I don’t know sometimes whether I’m lucky or not. In my working life I always had a view of the big picture, in fact that was mainly why people hired me, but we were often forced by circumstances to work tactically instead. Toward something in the right general direction, but not exactly where we wanted to be. So I’m able to put blinkers on, and just work towards the next goal.

I mean, that kind of attitude was invaluable with the stroke, where I went from fit and active one week, to literally having to be carried to the toilet the next. Big picture, fuck this for a game of soldiers, time to cash in my chips. Blinkers on, I got myself on my feet again. Then ten yards, then twenty. Whilst I don’t think I’ll ever be invited onto a catwalk, I get myself around.

But who could blame someone for not seeing things that way?

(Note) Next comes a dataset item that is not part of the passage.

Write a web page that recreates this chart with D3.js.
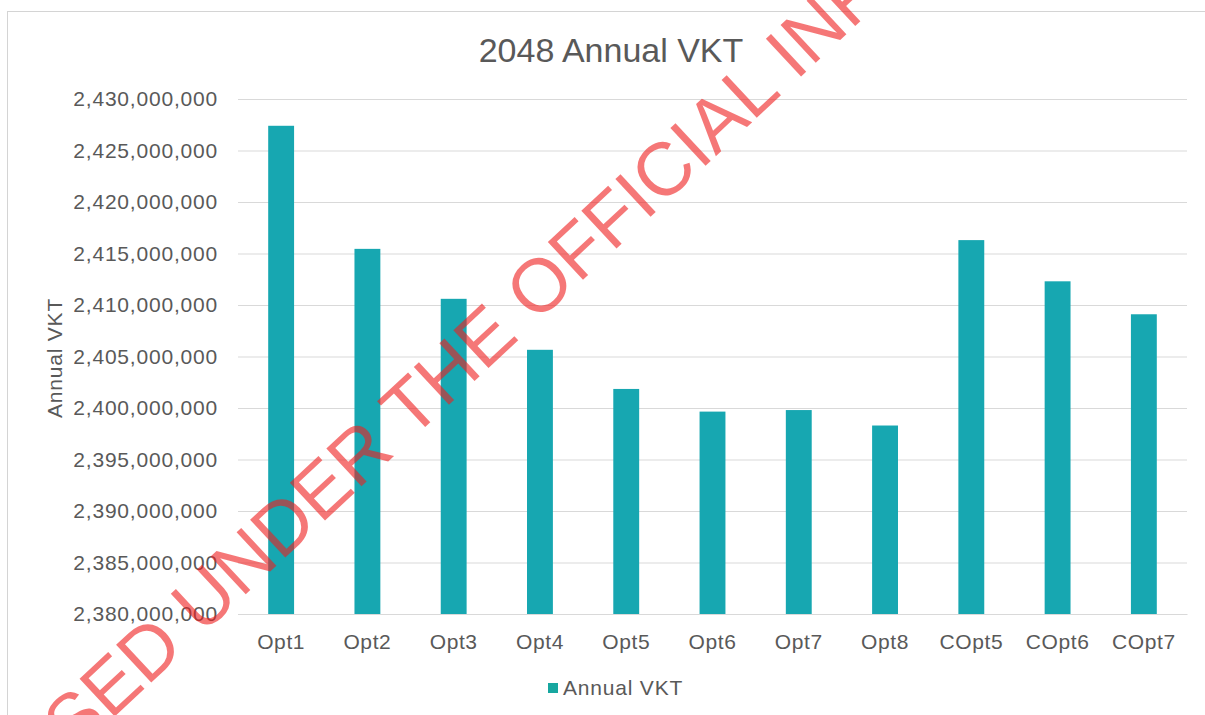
<!DOCTYPE html>
<html>
<head>
<meta charset="utf-8">
<script src="https://cdn.jsdelivr.net/npm/d3@7"></script>
<style>
  body { margin: 0; background: #fff; }
  svg text { font-family: "Liberation Sans", Arial, sans-serif; }
</style>
</head>
<body>
<div id="chart"></div>
<script>
// data
const categories = ['Opt1', 'Opt2', 'Opt3', 'Opt4', 'Opt5', 'Opt6', 'Opt7', 'Opt8', 'COpt5', 'COpt6', 'COpt7'];
const annualVkt = [2427400000, 2415450000, 2410600000, 2405650000, 2401850000, 2399650000, 2399800000, 2398300000, 2416300000, 2412300000, 2409100000];
const yTicks = [2380000000, 2385000000, 2390000000, 2395000000, 2400000000, 2405000000, 2410000000, 2415000000, 2420000000, 2425000000, 2430000000];
const chartTitle = '2048 Annual VKT';
const seriesName = 'Annual VKT';
const watermark = 'RELEASED UNDER THE OFFICIAL INFORMATION ACT';

const W = 1205, H = 715;
const margin = { top: 99, right: 18, bottom: 101, left: 238 };
const width = W - margin.left - margin.right;
const height = H - margin.top - margin.bottom;

const svg = d3.select('#chart').append('svg')
  .attr('width', W)
  .attr('height', H);

// outer chart frame
svg.append('rect')
  .attr('x', 7.5).attr('y', 11.5)
  .attr('width', W).attr('height', H)
  .attr('fill', 'none')
  .attr('stroke', '#d4d4d4');

svg.append('text')
  .attr('x', 611).attr('y', 62)
  .attr('text-anchor', 'middle')
  .attr('font-size', 34)
  .attr('fill', '#595959')
  .text(chartTitle);

const g = svg.append('g')
  .attr('transform', `translate(${margin.left},${margin.top})`);

const xScale = d3.scaleBand()
  .domain(categories)
  .range([0, width])
  .paddingInner(0.7)
  .paddingOuter(0.35);

const yScale = d3.scaleLinear()
  .domain([2380000000, 2430000000])
  .range([height, 0]);

// gridlines
const yAxis = d3.axisLeft(yScale)
  .tickValues(yTicks)
  .tickSize(-width)
  .tickPadding(20)
  .tickFormat(d3.format(','));
g.append('g').call(yAxis)
  .call(s => s.select('.domain').remove())
  .call(s => s.selectAll('line').attr('stroke', '#d9d9d9'))
  .call(s => s.selectAll('text')
    .attr('font-size', 21)
    .attr('letter-spacing', 0.8)
    .attr('fill', '#595959'));

g.selectAll('.bar')
  .data(annualVkt)
  .enter().append('rect')
  .attr('class', 'bar')
  .attr('x', (d, i) => xScale(categories[i]))
  .attr('y', d => yScale(d))
  .attr('width', xScale.bandwidth())
  .attr('height', d => height - yScale(d))
  .attr('fill', '#17a7b1');

const xAxis = d3.axisBottom(xScale).tickSize(0).tickPadding(20);
g.append('g')
  .attr('transform', `translate(0,${height})`)
  .call(xAxis)
  .call(s => s.select('.domain').attr('stroke', '#d9d9d9'))
  .call(s => s.selectAll('text')
    .attr('font-size', 21)
    .attr('letter-spacing', 0.6)
    .attr('fill', '#595959'));

// y axis title
svg.append('text')
  .attr('transform', 'translate(62,358) rotate(-90)')
  .attr('text-anchor', 'middle')
  .attr('font-size', 21)
  .attr('letter-spacing', 0.8)
  .attr('fill', '#595959')
  .text(seriesName);

// legend
const legend = svg.append('g').attr('transform', 'translate(548,683)');
legend.append('rect')
  .attr('width', 10).attr('height', 10)
  .attr('fill', '#17a7a0');
legend.append('text')
  .attr('x', 15).attr('y', 12)
  .attr('font-size', 21)
  .attr('letter-spacing', 0.8)
  .attr('fill', '#595959')
  .text(seriesName);

// watermark stamp across the chart
svg.append('text')
  .attr('transform', 'translate(578,249) rotate(-43)')
  .attr('text-anchor', 'middle')
  .attr('dominant-baseline', 'central')
  .attr('font-size', 75)
  .attr('fill', 'rgb(240,30,30)')
  .attr('opacity', 0.6)
  .text(watermark);
</script>
</body>
</html>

Especially when they’re in hospital, when this is all so raw?


This morning, I had a grrrrr….uelling experience with my bank.

I don’t log on to online banking much any more, as I’m not very active financially. After the stroke, I shut a lot of things down, a morbid obsession with leaving things as easy as possible for my wife to sort out, so there are very few transactions.

However, in late September, we had a water bill drop through the door, so I figured it was about time to part with the cash.

So I logged on to my online bank. “We have changed our system. Please enter new credentials.” Oh, great. So I played along and created new credentials, then tried to log in again.

No dice. I must have entered the credentials wrongly. Forgotten password link – it wanted my Customer Number. What the f*** is my Customer Number? I’ve had the account twenty years and never needed it before!

So, at 8:30am I am on the phone to them. A nice “good morning” message for the guy on the helpdesk.

I recount my problems. “Not to worry, sir. Let’s see how we can help”. So, we walk through the setup process once again. Over the phone, I get a key piece of information. My choice for such-and-such a passcode cannot be the same as it was previously. Really? That’s not stated on the web site. Well, it should be OK to re-use the old passcode, but we’ve had some customers who’ve had problems. Too bloody right!

Ten minutes later, and I’m looking at my account. I suppose the good thing is that there was more money in it than I expected! It turns out that my re-use of that code had been the problem. I used a different code, and sailed through. I’ve had this account for many years, and my code was imprinted on my brain. But, ask me to remember a different one???

Once inside their application, you can imagine my first task – put the bloody code back to what it was originally! Changing for changing’s sake is no guarantee of security, plus I’m confident that my code number was secure – at least as secure as it was the last time I logged on. Do they really think they’ve built a safer system, when all they’ve done is force me to write codes down?

But before I quit their application, I remembered to do one more thing…pay the damn bill!